Entries with chart source code:
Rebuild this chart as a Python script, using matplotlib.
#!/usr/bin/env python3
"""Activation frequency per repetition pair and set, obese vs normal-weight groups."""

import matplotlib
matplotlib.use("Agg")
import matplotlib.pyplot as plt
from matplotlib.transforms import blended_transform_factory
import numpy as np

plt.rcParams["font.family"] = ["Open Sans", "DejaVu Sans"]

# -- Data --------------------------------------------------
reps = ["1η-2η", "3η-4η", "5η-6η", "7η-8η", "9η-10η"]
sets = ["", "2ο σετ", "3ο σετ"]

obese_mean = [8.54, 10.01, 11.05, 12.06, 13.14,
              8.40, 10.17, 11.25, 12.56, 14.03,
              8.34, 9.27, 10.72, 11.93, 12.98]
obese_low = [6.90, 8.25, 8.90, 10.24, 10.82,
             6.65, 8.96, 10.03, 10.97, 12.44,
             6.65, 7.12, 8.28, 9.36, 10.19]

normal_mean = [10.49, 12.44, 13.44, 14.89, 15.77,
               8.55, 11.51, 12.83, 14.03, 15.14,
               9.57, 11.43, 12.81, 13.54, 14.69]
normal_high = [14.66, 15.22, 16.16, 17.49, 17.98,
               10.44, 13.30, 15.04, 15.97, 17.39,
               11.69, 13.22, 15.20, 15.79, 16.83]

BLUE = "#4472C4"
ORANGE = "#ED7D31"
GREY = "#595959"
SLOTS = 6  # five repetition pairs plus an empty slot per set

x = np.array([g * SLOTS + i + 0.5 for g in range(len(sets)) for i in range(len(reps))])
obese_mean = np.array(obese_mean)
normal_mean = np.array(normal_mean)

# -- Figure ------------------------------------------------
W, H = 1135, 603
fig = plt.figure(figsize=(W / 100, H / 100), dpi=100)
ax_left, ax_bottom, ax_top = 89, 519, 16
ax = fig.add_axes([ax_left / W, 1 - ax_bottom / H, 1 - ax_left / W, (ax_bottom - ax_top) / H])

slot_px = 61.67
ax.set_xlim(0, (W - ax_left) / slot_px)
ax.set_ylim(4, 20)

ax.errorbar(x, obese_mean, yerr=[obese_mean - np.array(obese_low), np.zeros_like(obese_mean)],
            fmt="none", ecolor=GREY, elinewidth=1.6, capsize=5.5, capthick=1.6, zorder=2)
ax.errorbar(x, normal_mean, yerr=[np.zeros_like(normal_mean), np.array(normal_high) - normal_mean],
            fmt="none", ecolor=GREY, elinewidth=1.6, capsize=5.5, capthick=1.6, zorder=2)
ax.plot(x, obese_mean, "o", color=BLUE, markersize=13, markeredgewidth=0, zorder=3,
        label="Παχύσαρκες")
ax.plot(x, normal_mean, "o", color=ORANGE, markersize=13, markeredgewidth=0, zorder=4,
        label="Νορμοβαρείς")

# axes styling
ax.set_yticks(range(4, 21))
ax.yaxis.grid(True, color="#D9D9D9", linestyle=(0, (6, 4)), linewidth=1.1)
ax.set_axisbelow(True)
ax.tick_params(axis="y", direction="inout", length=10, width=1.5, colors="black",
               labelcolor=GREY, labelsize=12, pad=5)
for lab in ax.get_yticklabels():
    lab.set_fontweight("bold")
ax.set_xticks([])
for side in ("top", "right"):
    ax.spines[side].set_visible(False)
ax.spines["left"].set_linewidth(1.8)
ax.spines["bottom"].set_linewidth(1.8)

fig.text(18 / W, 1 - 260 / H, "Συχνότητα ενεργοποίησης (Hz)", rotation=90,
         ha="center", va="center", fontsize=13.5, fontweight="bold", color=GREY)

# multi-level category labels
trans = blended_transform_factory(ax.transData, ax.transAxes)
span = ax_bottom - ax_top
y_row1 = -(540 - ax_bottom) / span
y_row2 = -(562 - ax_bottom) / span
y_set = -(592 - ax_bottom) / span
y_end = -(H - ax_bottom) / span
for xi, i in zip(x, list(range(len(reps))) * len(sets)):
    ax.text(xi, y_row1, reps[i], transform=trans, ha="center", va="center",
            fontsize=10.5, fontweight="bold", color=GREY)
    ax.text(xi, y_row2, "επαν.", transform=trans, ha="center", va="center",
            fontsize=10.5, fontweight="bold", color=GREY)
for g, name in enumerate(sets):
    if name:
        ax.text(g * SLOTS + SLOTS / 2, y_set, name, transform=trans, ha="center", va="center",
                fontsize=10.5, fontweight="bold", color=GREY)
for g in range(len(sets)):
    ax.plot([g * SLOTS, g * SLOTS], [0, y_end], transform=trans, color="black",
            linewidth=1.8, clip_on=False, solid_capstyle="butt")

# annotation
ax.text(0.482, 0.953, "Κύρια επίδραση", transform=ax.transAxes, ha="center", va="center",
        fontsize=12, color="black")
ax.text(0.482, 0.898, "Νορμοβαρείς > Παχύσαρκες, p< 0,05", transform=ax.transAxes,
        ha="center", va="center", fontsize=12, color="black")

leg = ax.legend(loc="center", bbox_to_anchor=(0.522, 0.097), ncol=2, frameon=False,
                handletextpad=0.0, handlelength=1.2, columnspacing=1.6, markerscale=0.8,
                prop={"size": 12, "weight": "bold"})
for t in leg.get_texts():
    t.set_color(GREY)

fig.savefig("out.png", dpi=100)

...

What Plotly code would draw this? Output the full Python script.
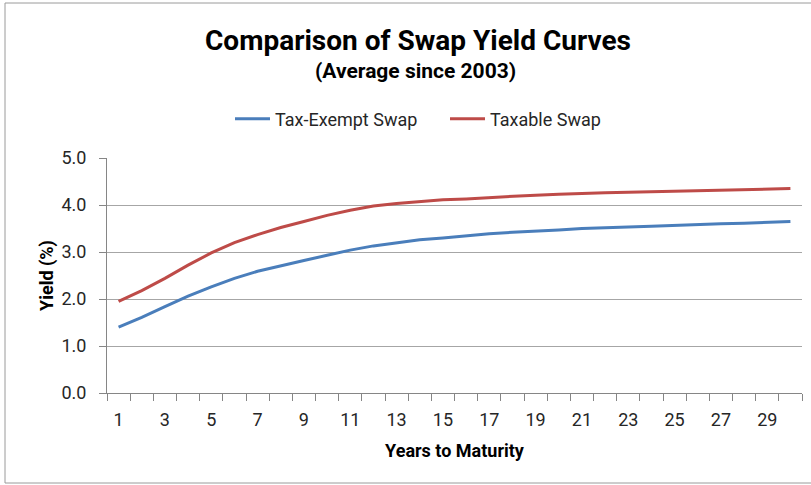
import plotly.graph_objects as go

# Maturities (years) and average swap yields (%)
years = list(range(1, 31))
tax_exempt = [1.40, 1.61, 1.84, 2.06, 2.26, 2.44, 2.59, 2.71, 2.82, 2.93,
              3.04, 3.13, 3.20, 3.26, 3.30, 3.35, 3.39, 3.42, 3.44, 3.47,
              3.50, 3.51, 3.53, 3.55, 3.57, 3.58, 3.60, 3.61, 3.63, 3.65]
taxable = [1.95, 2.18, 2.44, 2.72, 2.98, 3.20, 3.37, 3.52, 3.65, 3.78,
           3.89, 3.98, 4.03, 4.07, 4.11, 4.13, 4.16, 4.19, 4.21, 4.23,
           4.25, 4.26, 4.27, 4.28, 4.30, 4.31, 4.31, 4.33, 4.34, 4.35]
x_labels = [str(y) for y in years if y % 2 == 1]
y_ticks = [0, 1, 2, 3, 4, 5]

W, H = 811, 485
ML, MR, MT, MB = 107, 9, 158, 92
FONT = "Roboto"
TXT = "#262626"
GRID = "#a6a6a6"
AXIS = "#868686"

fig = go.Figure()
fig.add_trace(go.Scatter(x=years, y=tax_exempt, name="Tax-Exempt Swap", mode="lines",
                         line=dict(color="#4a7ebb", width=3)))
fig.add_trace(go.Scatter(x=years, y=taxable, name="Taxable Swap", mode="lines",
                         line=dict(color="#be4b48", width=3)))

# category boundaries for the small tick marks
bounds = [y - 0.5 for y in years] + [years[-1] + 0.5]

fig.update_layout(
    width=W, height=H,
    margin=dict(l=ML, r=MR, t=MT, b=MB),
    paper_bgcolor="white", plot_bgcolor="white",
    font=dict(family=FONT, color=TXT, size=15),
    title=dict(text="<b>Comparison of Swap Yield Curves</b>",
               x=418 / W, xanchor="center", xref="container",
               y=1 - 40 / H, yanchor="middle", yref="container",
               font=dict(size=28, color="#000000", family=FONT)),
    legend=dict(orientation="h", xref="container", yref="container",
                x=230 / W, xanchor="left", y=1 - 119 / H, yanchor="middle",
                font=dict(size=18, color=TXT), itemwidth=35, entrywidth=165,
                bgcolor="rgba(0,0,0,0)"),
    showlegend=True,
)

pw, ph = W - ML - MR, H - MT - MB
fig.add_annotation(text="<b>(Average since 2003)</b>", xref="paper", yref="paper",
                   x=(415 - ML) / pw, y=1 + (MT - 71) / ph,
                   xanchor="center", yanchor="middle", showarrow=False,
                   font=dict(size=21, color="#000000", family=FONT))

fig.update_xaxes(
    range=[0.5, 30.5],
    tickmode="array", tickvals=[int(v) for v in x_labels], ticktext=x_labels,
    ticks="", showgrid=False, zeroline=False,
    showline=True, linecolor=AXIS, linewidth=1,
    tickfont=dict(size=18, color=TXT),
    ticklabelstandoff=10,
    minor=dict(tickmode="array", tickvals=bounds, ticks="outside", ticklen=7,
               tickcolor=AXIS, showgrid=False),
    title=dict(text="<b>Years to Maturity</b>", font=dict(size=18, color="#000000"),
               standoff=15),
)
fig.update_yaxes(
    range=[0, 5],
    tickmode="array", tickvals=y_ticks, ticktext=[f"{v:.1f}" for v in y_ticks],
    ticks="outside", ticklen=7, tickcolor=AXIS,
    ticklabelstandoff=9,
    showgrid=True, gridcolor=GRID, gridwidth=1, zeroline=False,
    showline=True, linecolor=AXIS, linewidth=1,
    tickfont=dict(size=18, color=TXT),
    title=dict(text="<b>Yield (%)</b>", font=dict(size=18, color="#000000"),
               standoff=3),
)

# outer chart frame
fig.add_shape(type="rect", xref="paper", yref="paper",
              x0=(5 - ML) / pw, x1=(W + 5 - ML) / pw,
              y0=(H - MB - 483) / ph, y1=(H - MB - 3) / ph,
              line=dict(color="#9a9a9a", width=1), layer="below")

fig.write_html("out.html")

**Aim of the task**
Omit all pictures, then copy the lines between the ones holding "What Plotly code" and "y_ticks = [0, 1, 2, 3, 4, 5]", inclusive.

**Result of the exercise**
What Plotly code would draw this? Output the full Python script.
import plotly.graph_objects as go

# Maturities (years) and average swap yields (%)
years = list(range(1, 31))
tax_exempt = [1.40, 1.61, 1.84, 2.06, 2.26, 2.44, 2.59, 2.71, 2.82, 2.93,
              3.04, 3.13, 3.20, 3.26, 3.30, 3.35, 3.39, 3.42, 3.44, 3.47,
              3.50, 3.51, 3.53, 3.55, 3.57, 3.58, 3.60, 3.61, 3.63, 3.65]
taxable = [1.95, 2.18, 2.44, 2.72, 2.98, 3.20, 3.37, 3.52, 3.65, 3.78,
           3.89, 3.98, 4.03, 4.07, 4.11, 4.13, 4.16, 4.19, 4.21, 4.23,
           4.25, 4.26, 4.27, 4.28, 4.30, 4.31, 4.31, 4.33, 4.34, 4.35]
x_labels = [str(y) for y in years if y % 2 == 1]
y_ticks = [0, 1, 2, 3, 4, 5]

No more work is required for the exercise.